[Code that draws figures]
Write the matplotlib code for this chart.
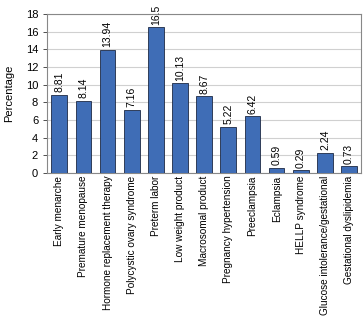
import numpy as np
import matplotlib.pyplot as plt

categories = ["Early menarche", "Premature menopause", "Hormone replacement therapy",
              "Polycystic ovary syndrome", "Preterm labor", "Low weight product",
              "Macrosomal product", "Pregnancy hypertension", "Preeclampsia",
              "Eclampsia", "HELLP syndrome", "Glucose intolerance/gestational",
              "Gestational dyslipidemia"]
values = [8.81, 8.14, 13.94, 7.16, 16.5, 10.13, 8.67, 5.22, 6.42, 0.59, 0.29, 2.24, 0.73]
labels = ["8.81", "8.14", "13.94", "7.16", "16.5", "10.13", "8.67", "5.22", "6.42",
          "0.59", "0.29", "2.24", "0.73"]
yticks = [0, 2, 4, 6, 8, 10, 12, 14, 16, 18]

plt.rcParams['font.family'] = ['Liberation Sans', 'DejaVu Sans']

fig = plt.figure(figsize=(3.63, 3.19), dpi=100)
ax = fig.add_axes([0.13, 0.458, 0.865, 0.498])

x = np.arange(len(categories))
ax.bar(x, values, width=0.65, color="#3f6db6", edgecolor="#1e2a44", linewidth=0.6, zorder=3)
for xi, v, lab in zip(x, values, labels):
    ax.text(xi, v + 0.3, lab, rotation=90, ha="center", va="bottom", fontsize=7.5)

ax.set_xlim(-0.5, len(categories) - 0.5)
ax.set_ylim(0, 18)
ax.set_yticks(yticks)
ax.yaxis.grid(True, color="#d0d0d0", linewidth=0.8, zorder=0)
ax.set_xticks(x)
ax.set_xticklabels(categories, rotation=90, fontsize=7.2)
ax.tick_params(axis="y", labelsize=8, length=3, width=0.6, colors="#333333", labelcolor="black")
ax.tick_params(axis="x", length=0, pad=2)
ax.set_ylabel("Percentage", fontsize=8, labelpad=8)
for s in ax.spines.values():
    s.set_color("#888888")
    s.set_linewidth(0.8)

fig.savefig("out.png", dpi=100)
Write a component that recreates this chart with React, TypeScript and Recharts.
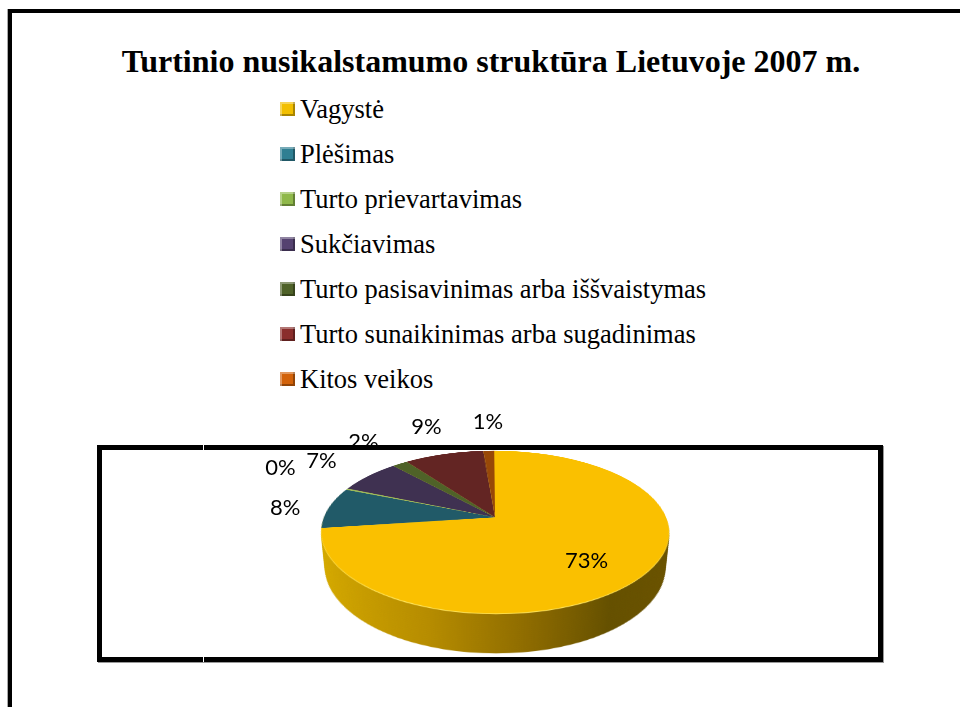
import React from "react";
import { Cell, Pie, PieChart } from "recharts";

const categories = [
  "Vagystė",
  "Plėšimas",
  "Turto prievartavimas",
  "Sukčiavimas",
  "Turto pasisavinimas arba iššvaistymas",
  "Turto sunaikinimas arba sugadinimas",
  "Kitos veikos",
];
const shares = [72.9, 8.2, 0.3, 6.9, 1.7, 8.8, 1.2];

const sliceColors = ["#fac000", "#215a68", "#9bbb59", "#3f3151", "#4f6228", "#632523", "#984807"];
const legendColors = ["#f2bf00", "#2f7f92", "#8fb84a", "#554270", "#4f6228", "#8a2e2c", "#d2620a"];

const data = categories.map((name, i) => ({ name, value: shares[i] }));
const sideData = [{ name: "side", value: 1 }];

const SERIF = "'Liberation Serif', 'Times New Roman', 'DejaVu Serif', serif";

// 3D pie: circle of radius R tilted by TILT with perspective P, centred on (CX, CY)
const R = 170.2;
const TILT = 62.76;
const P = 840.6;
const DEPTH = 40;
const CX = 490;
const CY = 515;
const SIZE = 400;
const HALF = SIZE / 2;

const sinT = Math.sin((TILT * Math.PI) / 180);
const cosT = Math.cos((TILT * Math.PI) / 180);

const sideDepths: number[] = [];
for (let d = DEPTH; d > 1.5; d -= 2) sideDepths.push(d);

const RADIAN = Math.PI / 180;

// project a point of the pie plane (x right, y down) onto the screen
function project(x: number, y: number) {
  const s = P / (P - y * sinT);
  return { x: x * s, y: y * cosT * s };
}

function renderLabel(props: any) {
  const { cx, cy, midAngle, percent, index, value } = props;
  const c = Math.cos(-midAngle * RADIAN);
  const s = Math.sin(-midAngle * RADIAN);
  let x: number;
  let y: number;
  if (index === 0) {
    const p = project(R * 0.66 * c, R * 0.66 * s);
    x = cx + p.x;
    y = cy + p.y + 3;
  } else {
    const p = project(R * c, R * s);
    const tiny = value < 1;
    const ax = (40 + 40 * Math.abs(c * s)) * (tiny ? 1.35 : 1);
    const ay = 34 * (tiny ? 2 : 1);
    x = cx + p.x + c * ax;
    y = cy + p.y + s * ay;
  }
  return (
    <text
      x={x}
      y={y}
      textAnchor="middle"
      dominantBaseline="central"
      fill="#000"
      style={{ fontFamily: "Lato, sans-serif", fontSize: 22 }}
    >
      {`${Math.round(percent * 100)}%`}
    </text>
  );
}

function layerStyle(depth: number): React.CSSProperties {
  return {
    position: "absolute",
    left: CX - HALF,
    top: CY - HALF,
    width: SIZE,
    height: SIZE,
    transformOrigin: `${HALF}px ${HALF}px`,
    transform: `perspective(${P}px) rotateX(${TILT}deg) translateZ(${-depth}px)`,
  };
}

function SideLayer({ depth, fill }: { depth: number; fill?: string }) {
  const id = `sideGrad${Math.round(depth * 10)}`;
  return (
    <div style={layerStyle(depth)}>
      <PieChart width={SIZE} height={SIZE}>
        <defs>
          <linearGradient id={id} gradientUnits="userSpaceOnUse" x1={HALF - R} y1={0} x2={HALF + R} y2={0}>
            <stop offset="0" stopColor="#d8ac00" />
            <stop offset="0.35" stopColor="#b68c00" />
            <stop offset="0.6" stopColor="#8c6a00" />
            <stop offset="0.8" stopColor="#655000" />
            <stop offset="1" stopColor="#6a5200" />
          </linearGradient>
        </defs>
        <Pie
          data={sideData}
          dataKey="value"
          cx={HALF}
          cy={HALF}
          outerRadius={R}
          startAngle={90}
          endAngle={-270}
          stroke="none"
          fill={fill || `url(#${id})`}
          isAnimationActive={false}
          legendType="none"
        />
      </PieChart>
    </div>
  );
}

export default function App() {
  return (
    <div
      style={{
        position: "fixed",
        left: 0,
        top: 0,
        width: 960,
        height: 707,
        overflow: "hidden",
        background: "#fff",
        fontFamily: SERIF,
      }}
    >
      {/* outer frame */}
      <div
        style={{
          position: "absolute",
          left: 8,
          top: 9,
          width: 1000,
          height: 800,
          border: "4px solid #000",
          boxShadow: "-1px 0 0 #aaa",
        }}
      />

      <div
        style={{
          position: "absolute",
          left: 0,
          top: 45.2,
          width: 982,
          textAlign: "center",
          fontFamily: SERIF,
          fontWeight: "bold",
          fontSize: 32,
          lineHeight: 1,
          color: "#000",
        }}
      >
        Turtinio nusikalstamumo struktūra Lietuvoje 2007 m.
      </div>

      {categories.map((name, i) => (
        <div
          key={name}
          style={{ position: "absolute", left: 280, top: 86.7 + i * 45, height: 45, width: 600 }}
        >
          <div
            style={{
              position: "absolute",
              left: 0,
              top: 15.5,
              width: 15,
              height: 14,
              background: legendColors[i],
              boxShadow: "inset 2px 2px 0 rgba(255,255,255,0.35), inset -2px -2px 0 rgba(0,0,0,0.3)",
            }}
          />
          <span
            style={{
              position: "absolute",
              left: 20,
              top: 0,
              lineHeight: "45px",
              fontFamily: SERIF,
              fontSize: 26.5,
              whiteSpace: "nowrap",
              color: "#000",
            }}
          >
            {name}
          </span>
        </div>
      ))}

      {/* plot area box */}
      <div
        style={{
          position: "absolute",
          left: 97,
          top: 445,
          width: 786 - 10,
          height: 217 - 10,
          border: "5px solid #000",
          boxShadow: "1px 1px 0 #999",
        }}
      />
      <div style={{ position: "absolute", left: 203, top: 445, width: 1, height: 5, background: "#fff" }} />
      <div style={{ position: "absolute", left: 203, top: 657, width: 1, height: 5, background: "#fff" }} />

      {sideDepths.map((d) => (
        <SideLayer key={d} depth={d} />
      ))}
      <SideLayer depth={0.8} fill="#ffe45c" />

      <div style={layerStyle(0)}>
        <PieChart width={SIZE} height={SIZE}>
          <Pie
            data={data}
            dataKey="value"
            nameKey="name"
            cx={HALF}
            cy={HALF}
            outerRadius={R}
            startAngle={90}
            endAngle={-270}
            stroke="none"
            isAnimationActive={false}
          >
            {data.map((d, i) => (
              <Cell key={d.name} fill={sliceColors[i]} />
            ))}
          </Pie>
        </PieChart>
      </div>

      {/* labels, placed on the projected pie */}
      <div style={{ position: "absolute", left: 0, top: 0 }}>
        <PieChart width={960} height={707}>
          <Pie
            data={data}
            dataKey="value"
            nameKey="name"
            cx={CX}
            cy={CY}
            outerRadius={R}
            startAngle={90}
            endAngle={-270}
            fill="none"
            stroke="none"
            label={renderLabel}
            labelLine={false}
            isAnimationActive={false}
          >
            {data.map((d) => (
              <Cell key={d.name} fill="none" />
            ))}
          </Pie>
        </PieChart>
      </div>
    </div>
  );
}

> [TASK GOAL]
Repeat only the lines from the beginning of the material through the line containing "ax.text(xi, v +", both ends kept, leaving pictures out.

> [EXERCISE SOLUTION]
Write the matplotlib code for this chart.
import numpy as np
import matplotlib.pyplot as plt

categories = ["Early menarche", "Premature menopause", "Hormone replacement therapy",
              "Polycystic ovary syndrome", "Preterm labor", "Low weight product",
              "Macrosomal product", "Pregnancy hypertension", "Preeclampsia",
              "Eclampsia", "HELLP syndrome", "Glucose intolerance/gestational",
              "Gestational dyslipidemia"]
values = [8.81, 8.14, 13.94, 7.16, 16.5, 10.13, 8.67, 5.22, 6.42, 0.59, 0.29, 2.24, 0.73]
labels = ["8.81", "8.14", "13.94", "7.16", "16.5", "10.13", "8.67", "5.22", "6.42",
          "0.59", "0.29", "2.24", "0.73"]
yticks = [0, 2, 4, 6, 8, 10, 12, 14, 16, 18]

plt.rcParams['font.family'] = ['Liberation Sans', 'DejaVu Sans']

fig = plt.figure(figsize=(3.63, 3.19), dpi=100)
ax = fig.add_axes([0.13, 0.458, 0.865, 0.498])

x = np.arange(len(categories))
ax.bar(x, values, width=0.65, color="#3f6db6", edgecolor="#1e2a44", linewidth=0.6, zorder=3)
for xi, v, lab in zip(x, values, labels):
    ax.text(xi, v + 0.3, lab, rotation=90, ha="center", va="bottom", fontsize=7.5)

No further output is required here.